→ Material provided
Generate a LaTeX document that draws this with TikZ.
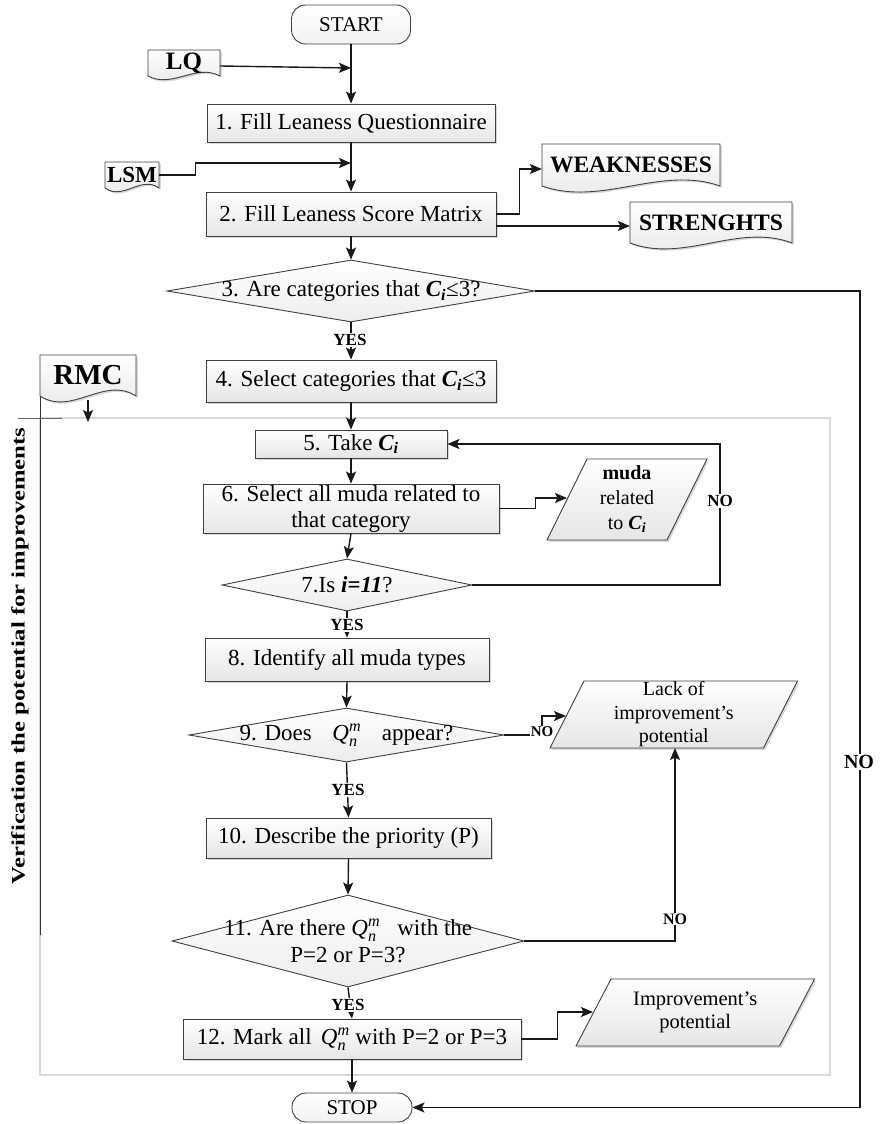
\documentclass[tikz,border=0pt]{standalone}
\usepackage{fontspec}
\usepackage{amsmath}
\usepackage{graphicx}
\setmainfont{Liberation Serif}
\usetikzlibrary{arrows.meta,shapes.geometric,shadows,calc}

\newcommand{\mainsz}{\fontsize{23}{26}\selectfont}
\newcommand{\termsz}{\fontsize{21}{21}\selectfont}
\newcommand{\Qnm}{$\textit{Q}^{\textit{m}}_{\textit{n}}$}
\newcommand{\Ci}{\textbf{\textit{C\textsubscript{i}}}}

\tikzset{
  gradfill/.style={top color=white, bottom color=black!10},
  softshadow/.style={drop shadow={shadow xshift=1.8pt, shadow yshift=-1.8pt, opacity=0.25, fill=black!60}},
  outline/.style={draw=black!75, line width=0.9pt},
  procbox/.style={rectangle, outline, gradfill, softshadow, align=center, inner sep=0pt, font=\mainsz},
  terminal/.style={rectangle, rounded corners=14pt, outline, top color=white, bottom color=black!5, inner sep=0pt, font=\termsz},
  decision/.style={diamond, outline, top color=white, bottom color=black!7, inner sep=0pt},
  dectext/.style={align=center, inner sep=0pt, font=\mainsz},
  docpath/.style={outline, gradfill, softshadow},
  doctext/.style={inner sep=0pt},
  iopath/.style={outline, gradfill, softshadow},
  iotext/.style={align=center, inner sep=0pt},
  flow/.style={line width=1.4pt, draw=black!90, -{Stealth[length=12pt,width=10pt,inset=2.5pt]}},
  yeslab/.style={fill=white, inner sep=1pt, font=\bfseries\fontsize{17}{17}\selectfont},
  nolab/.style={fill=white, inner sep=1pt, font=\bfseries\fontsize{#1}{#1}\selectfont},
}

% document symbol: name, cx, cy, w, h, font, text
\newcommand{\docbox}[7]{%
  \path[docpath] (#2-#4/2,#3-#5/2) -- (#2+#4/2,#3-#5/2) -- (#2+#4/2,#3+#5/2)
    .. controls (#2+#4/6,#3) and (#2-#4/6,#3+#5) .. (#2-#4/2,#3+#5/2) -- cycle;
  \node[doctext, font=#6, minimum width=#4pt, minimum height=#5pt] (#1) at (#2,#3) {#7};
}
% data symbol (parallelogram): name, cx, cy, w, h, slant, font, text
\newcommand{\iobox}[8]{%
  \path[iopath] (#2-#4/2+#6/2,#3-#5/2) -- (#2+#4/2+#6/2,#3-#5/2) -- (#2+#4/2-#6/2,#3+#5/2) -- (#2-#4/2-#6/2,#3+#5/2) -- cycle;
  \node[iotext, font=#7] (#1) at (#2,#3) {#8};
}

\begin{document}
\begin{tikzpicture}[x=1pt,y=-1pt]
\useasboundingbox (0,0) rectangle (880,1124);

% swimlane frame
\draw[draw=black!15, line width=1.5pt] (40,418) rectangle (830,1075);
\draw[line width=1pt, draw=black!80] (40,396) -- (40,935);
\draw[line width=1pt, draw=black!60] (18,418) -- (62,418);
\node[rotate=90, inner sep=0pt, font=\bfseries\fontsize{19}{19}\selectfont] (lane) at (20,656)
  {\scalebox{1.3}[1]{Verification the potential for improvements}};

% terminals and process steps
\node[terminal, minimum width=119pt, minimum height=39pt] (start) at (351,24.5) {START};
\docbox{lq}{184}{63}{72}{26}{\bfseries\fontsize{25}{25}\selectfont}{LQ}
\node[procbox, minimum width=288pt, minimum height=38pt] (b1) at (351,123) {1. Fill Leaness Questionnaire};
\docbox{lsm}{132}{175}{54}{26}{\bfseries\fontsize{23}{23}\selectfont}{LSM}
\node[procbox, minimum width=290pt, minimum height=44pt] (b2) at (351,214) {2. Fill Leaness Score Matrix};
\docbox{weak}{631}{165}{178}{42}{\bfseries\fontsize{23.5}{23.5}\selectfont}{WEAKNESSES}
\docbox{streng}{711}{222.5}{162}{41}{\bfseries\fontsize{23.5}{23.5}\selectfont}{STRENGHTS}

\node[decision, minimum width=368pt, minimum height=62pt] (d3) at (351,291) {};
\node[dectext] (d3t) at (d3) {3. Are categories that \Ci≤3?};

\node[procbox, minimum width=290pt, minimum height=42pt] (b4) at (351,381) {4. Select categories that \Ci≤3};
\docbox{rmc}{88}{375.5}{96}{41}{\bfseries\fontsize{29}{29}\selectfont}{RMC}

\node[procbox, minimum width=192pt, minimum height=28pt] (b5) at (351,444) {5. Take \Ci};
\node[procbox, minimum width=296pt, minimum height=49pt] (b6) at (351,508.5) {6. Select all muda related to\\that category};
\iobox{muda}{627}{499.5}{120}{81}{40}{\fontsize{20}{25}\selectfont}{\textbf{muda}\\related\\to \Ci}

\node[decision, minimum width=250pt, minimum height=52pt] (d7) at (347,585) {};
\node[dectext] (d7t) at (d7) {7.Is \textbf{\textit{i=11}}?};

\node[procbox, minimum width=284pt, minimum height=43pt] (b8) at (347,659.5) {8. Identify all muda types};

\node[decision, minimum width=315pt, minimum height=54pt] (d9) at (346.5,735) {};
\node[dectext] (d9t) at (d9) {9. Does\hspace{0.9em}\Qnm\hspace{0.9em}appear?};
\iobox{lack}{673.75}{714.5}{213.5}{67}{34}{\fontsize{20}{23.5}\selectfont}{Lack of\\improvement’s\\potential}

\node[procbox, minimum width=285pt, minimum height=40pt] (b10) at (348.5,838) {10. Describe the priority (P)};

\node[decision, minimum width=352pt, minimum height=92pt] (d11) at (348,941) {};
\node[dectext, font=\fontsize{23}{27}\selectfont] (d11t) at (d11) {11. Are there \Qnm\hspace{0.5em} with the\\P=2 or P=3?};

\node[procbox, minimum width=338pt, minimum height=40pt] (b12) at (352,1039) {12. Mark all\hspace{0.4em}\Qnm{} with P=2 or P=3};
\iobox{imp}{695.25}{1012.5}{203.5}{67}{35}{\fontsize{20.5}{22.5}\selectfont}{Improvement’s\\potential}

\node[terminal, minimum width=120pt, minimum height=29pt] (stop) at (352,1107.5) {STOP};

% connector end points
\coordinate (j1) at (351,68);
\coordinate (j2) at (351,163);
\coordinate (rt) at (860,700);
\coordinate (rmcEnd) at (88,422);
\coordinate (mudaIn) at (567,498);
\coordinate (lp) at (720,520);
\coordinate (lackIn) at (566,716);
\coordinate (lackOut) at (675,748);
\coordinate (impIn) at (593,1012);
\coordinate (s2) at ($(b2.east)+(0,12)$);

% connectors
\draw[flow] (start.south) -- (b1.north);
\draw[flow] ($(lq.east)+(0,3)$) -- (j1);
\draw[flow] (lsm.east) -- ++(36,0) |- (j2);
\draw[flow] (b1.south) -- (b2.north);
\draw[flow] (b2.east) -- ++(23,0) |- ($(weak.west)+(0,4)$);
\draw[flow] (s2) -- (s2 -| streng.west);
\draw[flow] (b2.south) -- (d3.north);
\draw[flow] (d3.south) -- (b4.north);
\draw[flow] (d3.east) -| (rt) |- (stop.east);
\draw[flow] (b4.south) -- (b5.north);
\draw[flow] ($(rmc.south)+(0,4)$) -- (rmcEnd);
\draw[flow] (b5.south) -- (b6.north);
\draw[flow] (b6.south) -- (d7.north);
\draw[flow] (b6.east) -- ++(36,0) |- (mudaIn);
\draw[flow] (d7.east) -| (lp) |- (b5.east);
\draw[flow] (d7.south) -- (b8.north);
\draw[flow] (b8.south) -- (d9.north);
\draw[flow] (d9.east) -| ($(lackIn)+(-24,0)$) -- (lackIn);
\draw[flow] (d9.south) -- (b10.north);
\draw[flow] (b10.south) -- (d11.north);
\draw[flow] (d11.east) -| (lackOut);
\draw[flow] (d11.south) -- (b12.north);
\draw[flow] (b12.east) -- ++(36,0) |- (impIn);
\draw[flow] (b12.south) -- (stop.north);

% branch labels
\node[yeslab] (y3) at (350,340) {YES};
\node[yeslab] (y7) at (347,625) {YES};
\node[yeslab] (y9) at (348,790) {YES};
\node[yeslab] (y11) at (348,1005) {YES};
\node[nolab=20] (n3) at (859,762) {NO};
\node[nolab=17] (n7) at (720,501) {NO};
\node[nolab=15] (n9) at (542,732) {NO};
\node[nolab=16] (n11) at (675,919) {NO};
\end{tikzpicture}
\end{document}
---
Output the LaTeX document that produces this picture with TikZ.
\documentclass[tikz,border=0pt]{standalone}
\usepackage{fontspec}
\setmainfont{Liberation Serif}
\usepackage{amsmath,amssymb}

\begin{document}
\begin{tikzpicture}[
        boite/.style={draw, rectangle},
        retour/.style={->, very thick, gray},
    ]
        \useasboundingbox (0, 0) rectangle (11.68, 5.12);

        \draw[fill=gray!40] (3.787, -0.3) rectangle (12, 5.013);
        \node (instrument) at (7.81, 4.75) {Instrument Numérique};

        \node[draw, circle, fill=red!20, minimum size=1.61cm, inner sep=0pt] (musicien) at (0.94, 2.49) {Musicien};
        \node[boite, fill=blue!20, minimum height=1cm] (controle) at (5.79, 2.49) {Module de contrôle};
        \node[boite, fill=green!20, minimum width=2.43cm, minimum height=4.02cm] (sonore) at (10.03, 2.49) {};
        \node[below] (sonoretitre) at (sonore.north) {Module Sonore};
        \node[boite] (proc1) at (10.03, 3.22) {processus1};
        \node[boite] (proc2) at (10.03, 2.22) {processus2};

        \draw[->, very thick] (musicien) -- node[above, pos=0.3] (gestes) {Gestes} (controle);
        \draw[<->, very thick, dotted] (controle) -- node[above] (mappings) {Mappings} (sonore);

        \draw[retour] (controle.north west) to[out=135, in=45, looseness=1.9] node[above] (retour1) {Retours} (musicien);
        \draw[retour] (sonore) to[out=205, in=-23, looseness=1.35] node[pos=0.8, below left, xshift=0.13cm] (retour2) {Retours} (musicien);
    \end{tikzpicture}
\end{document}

→ What to work on
Nothing beyond the required lines should be retyped: start with the line that contains "Output the LaTeX" and finish with the line that contains "at (10.03, 2.22)".

→ Exercise response
Output the LaTeX document that produces this picture with TikZ.
\documentclass[tikz,border=0pt]{standalone}
\usepackage{fontspec}
\setmainfont{Liberation Serif}
\usepackage{amsmath,amssymb}

\begin{document}
\begin{tikzpicture}[
        boite/.style={draw, rectangle},
        retour/.style={->, very thick, gray},
    ]
        \useasboundingbox (0, 0) rectangle (11.68, 5.12);

        \draw[fill=gray!40] (3.787, -0.3) rectangle (12, 5.013);
        \node (instrument) at (7.81, 4.75) {Instrument Numérique};

        \node[draw, circle, fill=red!20, minimum size=1.61cm, inner sep=0pt] (musicien) at (0.94, 2.49) {Musicien};
        \node[boite, fill=blue!20, minimum height=1cm] (controle) at (5.79, 2.49) {Module de contrôle};
        \node[boite, fill=green!20, minimum width=2.43cm, minimum height=4.02cm] (sonore) at (10.03, 2.49) {};
        \node[below] (sonoretitre) at (sonore.north) {Module Sonore};
        \node[boite] (proc1) at (10.03, 3.22) {processus1};
        \node[boite] (proc2) at (10.03, 2.22) {processus2};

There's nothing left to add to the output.